## What needs to be done:
Filter this material down to the lines that hold "size", copying each one.

===== Information provided

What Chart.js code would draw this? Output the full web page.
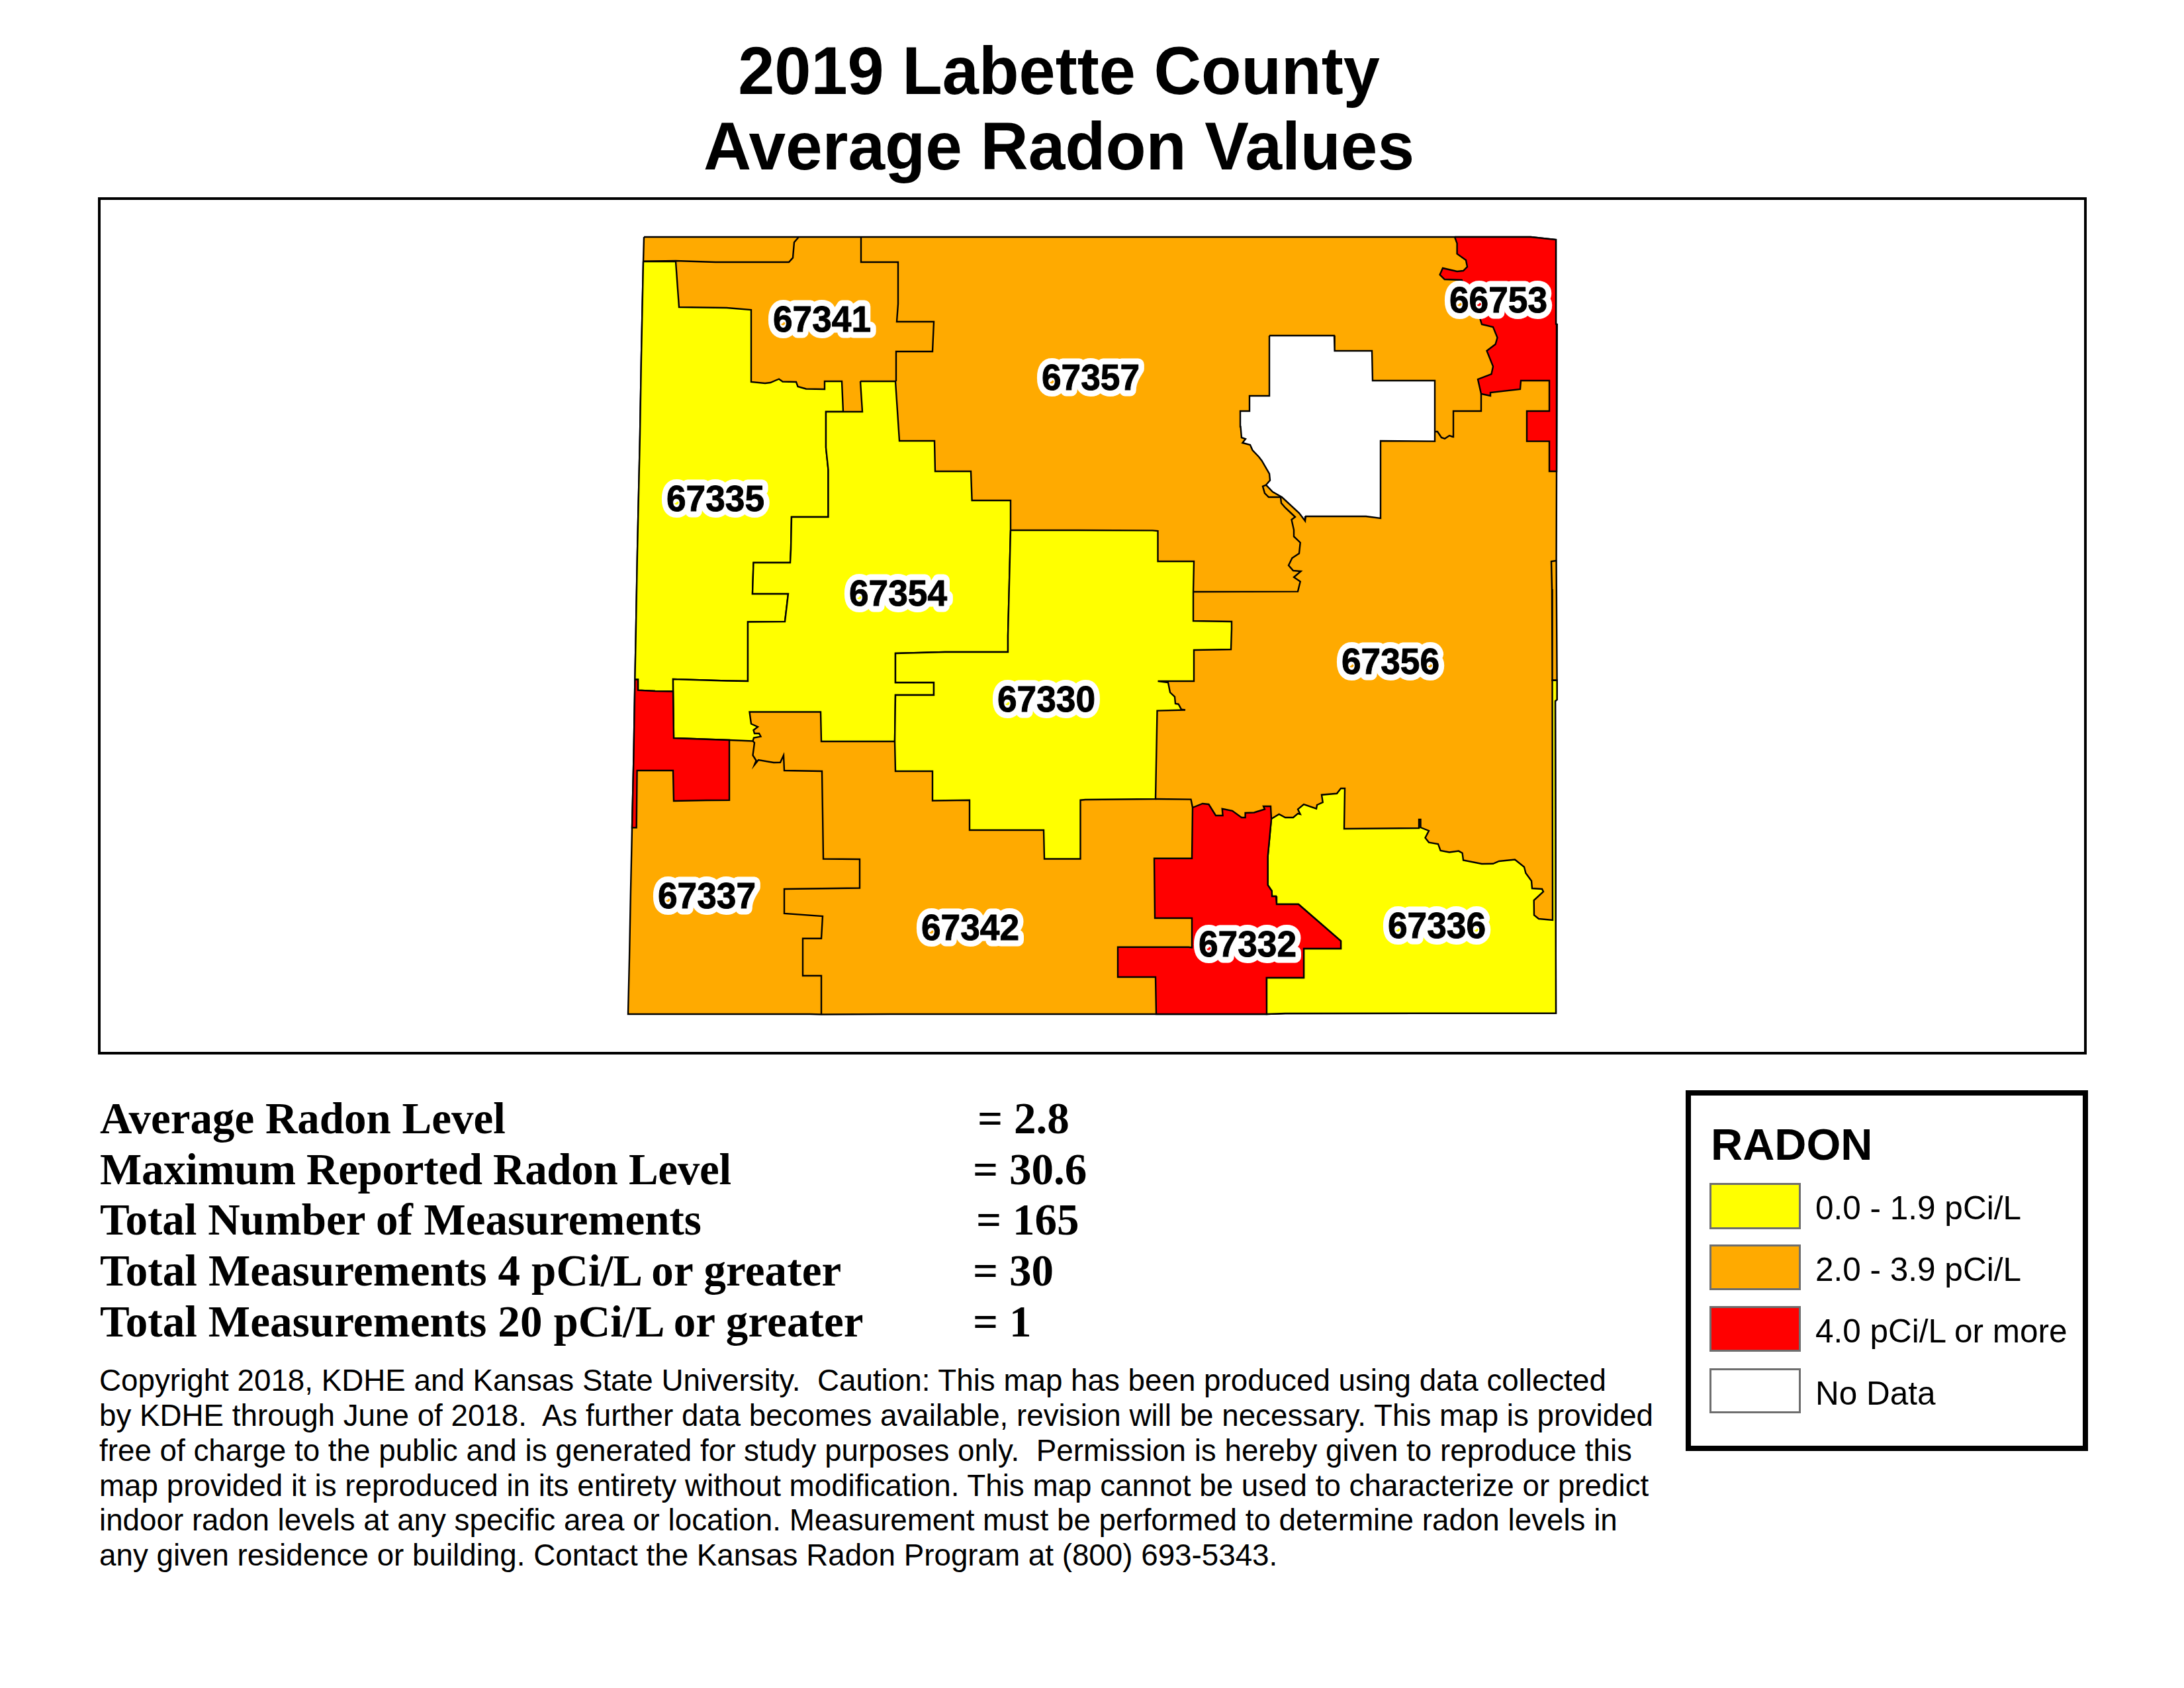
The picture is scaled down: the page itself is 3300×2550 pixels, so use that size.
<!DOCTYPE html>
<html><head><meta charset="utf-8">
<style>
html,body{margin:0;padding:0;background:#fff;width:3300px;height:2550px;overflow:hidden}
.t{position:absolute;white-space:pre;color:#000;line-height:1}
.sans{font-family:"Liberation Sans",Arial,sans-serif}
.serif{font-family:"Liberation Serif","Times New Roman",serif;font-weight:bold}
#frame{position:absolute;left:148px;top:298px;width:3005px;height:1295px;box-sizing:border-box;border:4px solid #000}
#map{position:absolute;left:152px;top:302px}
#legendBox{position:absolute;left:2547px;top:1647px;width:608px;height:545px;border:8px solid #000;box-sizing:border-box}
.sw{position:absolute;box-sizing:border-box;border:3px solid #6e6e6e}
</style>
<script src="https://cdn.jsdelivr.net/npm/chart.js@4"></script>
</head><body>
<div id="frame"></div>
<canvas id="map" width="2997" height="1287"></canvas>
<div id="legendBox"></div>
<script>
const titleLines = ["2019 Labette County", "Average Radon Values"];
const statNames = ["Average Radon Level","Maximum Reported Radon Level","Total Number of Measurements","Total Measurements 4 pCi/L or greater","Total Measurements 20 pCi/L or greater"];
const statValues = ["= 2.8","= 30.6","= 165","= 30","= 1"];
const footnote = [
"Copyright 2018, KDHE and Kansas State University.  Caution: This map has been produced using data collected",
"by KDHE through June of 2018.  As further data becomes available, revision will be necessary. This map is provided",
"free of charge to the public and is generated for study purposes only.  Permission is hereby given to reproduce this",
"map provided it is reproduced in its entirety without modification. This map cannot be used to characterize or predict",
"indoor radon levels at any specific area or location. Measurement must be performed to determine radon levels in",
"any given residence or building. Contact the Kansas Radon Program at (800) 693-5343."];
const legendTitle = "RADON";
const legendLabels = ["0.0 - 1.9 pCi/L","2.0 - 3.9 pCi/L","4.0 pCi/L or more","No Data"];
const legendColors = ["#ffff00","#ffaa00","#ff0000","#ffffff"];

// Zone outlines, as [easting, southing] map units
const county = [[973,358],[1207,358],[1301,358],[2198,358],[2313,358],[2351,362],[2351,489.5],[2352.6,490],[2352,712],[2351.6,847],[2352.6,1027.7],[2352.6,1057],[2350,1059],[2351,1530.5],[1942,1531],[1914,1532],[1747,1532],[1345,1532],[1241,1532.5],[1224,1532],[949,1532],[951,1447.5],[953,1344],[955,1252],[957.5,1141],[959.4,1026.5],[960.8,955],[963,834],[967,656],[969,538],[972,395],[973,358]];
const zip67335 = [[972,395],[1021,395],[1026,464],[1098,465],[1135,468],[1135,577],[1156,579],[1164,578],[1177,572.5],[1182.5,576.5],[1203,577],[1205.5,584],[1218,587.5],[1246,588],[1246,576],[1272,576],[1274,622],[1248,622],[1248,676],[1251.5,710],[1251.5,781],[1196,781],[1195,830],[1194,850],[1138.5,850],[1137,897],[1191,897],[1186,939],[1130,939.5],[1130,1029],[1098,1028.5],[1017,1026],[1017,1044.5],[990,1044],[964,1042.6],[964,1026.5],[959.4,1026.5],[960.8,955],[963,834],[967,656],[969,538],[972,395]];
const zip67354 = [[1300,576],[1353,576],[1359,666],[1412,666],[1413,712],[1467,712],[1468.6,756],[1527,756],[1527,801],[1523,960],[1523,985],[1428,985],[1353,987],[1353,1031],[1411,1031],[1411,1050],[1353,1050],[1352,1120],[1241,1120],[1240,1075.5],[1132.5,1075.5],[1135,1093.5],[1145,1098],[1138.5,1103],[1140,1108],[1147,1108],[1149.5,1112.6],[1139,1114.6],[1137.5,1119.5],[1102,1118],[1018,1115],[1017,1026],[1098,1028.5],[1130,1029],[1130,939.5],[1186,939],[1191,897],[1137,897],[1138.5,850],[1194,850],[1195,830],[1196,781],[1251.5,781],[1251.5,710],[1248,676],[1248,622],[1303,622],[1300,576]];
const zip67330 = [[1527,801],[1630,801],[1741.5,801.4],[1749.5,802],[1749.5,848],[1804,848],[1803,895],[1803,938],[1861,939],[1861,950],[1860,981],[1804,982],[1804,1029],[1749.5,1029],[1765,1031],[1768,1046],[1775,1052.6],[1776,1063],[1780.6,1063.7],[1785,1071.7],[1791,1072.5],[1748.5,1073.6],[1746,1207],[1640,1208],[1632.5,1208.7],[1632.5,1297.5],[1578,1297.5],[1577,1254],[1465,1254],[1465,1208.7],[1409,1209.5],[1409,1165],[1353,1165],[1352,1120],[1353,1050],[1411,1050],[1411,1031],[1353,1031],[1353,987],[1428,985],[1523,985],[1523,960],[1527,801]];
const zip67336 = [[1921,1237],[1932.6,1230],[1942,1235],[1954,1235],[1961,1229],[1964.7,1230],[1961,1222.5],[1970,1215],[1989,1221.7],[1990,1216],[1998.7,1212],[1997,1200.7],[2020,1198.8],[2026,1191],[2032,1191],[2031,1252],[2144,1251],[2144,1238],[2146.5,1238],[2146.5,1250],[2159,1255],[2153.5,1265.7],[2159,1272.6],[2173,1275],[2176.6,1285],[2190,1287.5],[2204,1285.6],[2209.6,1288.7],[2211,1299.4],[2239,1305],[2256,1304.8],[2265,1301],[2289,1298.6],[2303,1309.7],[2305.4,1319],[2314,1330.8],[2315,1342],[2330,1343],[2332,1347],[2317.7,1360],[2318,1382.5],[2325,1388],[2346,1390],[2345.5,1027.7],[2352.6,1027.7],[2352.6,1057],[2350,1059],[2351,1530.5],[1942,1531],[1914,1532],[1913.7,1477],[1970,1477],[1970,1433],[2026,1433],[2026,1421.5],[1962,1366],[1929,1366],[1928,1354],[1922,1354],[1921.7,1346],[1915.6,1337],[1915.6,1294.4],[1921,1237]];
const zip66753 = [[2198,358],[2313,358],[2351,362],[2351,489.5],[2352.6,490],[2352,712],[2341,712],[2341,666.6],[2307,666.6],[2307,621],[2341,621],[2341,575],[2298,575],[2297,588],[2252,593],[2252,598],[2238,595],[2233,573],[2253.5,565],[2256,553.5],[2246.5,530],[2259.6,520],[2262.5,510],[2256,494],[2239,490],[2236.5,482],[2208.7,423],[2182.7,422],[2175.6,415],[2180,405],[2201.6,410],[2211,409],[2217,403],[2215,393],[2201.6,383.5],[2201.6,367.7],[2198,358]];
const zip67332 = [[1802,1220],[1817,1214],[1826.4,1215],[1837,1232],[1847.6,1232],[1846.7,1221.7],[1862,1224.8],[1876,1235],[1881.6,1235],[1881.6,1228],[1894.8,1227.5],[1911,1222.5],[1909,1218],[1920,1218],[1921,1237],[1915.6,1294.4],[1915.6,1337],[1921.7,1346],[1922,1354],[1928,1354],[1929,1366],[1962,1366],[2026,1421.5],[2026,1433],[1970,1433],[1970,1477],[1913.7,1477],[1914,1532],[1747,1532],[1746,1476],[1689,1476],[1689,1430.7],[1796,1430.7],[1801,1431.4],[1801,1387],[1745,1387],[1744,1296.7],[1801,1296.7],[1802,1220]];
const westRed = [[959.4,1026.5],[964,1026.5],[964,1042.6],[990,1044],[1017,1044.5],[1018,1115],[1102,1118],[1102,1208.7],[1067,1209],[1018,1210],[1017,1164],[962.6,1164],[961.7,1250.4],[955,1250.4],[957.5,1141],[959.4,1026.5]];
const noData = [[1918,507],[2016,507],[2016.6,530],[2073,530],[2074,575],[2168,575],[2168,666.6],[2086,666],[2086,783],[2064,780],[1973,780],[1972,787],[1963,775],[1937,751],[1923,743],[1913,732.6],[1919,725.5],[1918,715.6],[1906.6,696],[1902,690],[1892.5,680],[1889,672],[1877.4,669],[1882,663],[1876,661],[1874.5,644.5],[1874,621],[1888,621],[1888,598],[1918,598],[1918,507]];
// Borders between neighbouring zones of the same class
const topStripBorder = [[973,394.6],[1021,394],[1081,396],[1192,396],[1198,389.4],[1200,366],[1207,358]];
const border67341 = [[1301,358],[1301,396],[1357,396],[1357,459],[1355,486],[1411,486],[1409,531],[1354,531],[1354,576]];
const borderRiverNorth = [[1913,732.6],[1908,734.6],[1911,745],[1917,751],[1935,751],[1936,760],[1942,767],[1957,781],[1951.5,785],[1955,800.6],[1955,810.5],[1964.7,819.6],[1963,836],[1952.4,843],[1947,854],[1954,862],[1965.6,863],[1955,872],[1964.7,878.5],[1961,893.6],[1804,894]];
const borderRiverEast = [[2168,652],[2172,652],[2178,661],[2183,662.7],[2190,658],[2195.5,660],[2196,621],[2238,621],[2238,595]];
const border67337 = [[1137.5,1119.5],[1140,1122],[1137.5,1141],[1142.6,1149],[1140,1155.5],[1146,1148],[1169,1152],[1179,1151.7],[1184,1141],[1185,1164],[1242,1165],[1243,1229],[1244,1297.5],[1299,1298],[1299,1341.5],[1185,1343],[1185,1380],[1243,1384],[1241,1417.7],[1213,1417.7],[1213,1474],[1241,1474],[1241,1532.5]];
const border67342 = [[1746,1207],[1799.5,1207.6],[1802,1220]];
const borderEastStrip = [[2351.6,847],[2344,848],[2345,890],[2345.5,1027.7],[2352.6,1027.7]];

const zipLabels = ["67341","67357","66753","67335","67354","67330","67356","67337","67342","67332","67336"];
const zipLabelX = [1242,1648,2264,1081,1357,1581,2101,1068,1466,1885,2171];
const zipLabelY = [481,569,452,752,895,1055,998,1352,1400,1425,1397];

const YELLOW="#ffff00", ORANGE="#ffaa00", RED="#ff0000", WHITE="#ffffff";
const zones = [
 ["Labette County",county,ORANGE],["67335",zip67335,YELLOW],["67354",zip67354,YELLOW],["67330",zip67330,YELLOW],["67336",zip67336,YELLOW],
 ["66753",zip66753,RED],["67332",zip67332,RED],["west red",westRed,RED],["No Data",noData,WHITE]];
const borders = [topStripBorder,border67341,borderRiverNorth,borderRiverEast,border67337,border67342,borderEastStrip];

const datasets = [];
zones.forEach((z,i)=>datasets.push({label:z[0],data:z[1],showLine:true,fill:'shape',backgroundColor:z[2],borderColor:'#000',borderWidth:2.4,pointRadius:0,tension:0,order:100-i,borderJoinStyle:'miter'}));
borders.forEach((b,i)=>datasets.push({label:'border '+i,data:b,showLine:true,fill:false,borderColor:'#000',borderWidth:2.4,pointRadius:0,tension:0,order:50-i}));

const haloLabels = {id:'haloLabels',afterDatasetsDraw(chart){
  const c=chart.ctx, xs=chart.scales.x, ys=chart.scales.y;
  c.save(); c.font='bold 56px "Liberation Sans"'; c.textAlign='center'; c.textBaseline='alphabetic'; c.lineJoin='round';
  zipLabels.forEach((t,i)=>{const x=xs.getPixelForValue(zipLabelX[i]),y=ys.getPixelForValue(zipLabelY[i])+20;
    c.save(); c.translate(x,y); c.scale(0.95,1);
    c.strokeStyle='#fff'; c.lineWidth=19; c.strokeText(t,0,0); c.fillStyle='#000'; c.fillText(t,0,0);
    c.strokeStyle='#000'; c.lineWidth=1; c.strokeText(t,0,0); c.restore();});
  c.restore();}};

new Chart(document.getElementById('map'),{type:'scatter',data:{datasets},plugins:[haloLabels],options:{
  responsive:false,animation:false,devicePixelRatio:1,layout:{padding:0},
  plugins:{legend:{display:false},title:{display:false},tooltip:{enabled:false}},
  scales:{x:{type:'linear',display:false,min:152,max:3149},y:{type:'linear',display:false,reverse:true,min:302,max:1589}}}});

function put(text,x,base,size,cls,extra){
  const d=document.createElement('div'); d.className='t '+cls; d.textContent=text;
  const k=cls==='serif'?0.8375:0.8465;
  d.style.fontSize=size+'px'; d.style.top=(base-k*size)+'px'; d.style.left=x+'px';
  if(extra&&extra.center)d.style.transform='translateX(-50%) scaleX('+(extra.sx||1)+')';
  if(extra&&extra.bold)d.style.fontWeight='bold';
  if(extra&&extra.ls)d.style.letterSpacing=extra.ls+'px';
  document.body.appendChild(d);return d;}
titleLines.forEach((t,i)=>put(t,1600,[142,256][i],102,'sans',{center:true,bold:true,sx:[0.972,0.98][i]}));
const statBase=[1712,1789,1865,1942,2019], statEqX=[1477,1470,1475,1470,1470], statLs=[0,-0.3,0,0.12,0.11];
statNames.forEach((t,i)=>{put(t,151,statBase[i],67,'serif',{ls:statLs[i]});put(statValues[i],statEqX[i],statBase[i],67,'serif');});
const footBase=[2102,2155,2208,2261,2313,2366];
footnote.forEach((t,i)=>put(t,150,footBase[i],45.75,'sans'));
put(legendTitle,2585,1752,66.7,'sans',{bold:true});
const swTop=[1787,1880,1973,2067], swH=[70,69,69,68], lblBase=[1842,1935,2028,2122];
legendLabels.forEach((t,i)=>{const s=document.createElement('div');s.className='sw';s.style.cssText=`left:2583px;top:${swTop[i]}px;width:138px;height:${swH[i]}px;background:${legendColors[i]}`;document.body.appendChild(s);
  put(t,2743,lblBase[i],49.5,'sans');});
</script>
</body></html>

==========

## The answer:
The picture is scaled down: the page itself is 3300×2550 pixels, so use that size.
function put(text,x,base,size,cls,extra){
  d.style.fontSize=size+'px'; d.style.top=(base-k*size)+'px'; d.style.left=x+'px';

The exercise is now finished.